Роялистом Альфред Нобель однозначно не был. Наверняка он испытывал не меньшую радость по поводу республиканской конституции, чем от того, что перед ним теперь открылся французский рынок. Впрочем, 1875-й начался для Альфреда минорно. В январе директор шотландского завода Джон Дауни попытался обезвредить партию динамита, на которую поступили жалобы. Дауни, находившийся в портовом городе в Ирландии, отправился на пустынную набережную, разжег костер и стал кидать в него патроны. К несчастью, слишком много сразу. Взрывом Дауни отбросило в море с сильными ожогами. «Какие страдания в этом мире! Дауни лежит с тяжелыми травмами в результате взрыва, вызванного необдуманным поступком», – писал Альфред Аларику Лидбеку, явно пытаясь снять с себя ответственность.
Всего за полгода до этого Лидбек сам пострадал во время большого взрыва в Винтервикене.
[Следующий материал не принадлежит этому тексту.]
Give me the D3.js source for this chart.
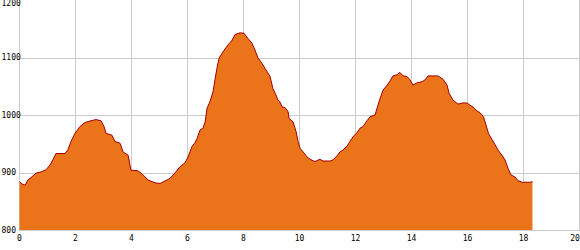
<!DOCTYPE html>
<html>
<head>
<meta charset="utf-8">
<script src="https://cdn.jsdelivr.net/npm/d3@7"></script>
<style>
  body { margin: 0; background: #fff; }
  text { font-family: "DejaVu Sans Mono", monospace; font-size: 8px; fill: #000; }
</style>
</head>
<body>
<div id="chart"></div>
<script>
// distance (km) and elevation (m)
var dist = [0.00, 0.09, 0.20, 0.30, 0.48, 0.59, 0.77, 0.95, 1.09, 1.20, 1.30, 1.63, 1.73, 1.84, 1.98,
  2.16, 2.34, 2.55, 2.73, 2.91, 3.02, 3.09, 3.30, 3.41, 3.59, 3.70, 3.88, 3.98, 4.23, 4.41, 4.59,
  4.84, 5.02, 5.27, 5.38, 5.55, 5.73, 5.91, 6.02, 6.16, 6.27, 6.34, 6.45, 6.55, 6.63, 6.70, 6.80,
  6.91, 6.98, 7.05, 7.13, 7.23, 7.34, 7.45, 7.59, 7.70, 7.88, 8.02, 8.16, 8.30, 8.41, 8.52, 8.66,
  8.77, 8.95, 9.05, 9.16, 9.23, 9.30, 9.38, 9.48, 9.59, 9.63, 9.77, 9.88, 9.95, 10.02, 10.13, 10.27,
  10.38, 10.55, 10.73, 10.84, 11.09, 11.20, 11.34, 11.45, 11.55, 11.70, 11.80, 11.91, 12.05, 12.16,
  12.27, 12.41, 12.52, 12.70, 12.77, 12.88, 12.98, 13.13, 13.23, 13.34, 13.48, 13.59, 13.70, 13.84,
  13.95, 14.05, 14.20, 14.38, 14.48, 14.59, 14.77, 14.95, 15.13, 15.27, 15.34, 15.48, 15.66, 15.84,
  15.98, 16.09, 16.20, 16.34, 16.45, 16.57, 16.64, 16.75, 16.88, 16.98, 17.09, 17.23, 17.34, 17.45,
  17.55, 17.70, 17.80, 17.95, 18.23, 18.32];
var elev = [884, 880, 878, 887, 894, 899, 901, 905, 913, 923, 933, 933, 940, 954, 968,
  980, 987, 990, 992, 990, 980, 968, 965, 954, 951, 936, 930, 904, 903, 896, 887,
  882, 881, 887, 890, 899, 910, 917, 927, 945, 952, 959, 974, 977, 988, 1012, 1023,
  1040, 1061, 1081, 1099, 1107, 1115, 1122, 1130, 1140, 1143, 1142, 1133, 1125, 1113, 1099, 1090,
  1081, 1067, 1046, 1035, 1026, 1023, 1014, 1013, 1006, 994, 988, 971, 954, 942, 936, 927,
  923, 919, 923, 920, 920, 922, 929, 936, 939, 946, 954, 962, 969, 977,
  980, 990, 997, 1000, 1012, 1029, 1043, 1052, 1059, 1068, 1070, 1074, 1068, 1067,
  1061, 1052, 1056, 1058, 1061, 1068, 1068, 1068, 1062, 1052, 1038, 1026, 1019, 1021,
  1021, 1017, 1014, 1007, 1004, 997, 986, 968, 957, 949, 939, 930, 922, 907,
  896, 892, 886, 883, 883, 884];
var xTicks = [0, 2, 4, 6, 8, 10, 12, 14, 16, 18, 20];
var yTicks = [800, 900, 1000, 1100, 1200];

var W = 580, H = 250;
var x = d3.scaleLinear().domain([0, 20]).range([19.5, 579.5]);
var y = d3.scaleLinear().domain([800, 1200]).range([230, 0]);

var data = dist.map(function(d, i) { return {d: d, e: elev[i]}; });

var svg = d3.select("#chart").append("svg")
    .attr("width", W)
    .attr("height", H);

// grid
svg.append("g").selectAll("line.v")
    .data(xTicks)
  .enter().append("line")
    .attr("x1", function(d) { return Math.round(x(d)) - 0.5; })
    .attr("x2", function(d) { return Math.round(x(d)) - 0.5; })
    .attr("y1", 0)
    .attr("y2", 230)
    .attr("stroke", "#cccccc");

svg.append("g").selectAll("line.h")
    .data(yTicks.filter(function(v) { return v < 1200; }))
  .enter().append("line")
    .attr("x1", 19)
    .attr("x2", 580)
    .attr("y1", function(d) { return Math.round(y(d)) + 0.5; })
    .attr("y2", function(d) { return Math.round(y(d)) + 0.5; })
    .attr("stroke", "#cccccc");

var area = d3.area()
    .x(function(p) { return x(p.d); })
    .y0(y(800))
    .y1(function(p) { return y(p.e); });

var line = d3.line()
    .x(function(p) { return x(p.d); })
    .y(function(p) { return y(p.e); });

svg.append("path")
    .datum(data)
    .attr("d", area)
    .attr("fill", "#eb731a");

svg.append("path")
    .datum(data)
    .attr("d", line)
    .attr("fill", "none")
    .attr("stroke", "#a00000")
    .attr("stroke-width", 1);

// axis labels (last one pulled in so it stays on the page)
svg.append("g").selectAll("text")
    .data(xTicks)
  .enter().append("text")
    .attr("x", function(d) { return Math.min(x(d), 575); })
    .attr("y", 241)
    .attr("text-anchor", "middle")
    .text(function(d) { return d; });

svg.append("g").selectAll("text")
    .data(yTicks)
  .enter().append("text")
    .attr("x", 1.5)
    .attr("y", function(d) { return Math.max(y(d), 3.5); })
    .attr("dy", "0.35em")
    .text(function(d) { return d; });
</script>
</body>
</html>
Это был самый серьезный несчастный случай в шведской Нитроглицериновой компании после взрыва в Хеленеборге в 1864 году. Взлетел на воздух прессовочный цех, двенадцать человек погибли. В шведских газетах упомянули о «той ужасной материи, которая… под именем динамита должна научиться повиноваться воле человека и служить лишь тем целям, которые он перед ней ставит». Между тем происшествие в Винтервикене доказало, что «на ее послушание пока полагаться нельзя». Лидбек обжег руку, пытаясь спасти заводской склад, и остался на всю жизнь глухим на одно ухо. Джон Дауни скончался от ожогов26.
Альфред находился в Париже, когда пришла новость о трагической смерти Дауни. Дом на авеню Малакофф был уже готов. Роскошно украшенные салоны пустовали. Пока Альфред не познакомился с той, кому можно было бы облегчить душу, показать только что обставленную Chambre de Madame.
Его угнетало одиночество. Не хватало рядом человека, с которым можно поговорить о важных жизненных вопросах, но не только это. Если он и не нашел женщину, готовую разделить с ним повседневную жизнь, то ему нужен был хотя бы кто-то, кто мог отвечать за дом. И чем более высокого положения он добивался, тем труднее было справляться с бесконечной каждодневной писаниной, которой требовали коммерческие дела. Он остро нуждался в человеке, который мог бы помочь ему, желательно со знанием других языков помимо французского. На авеню Малакофф место найдется.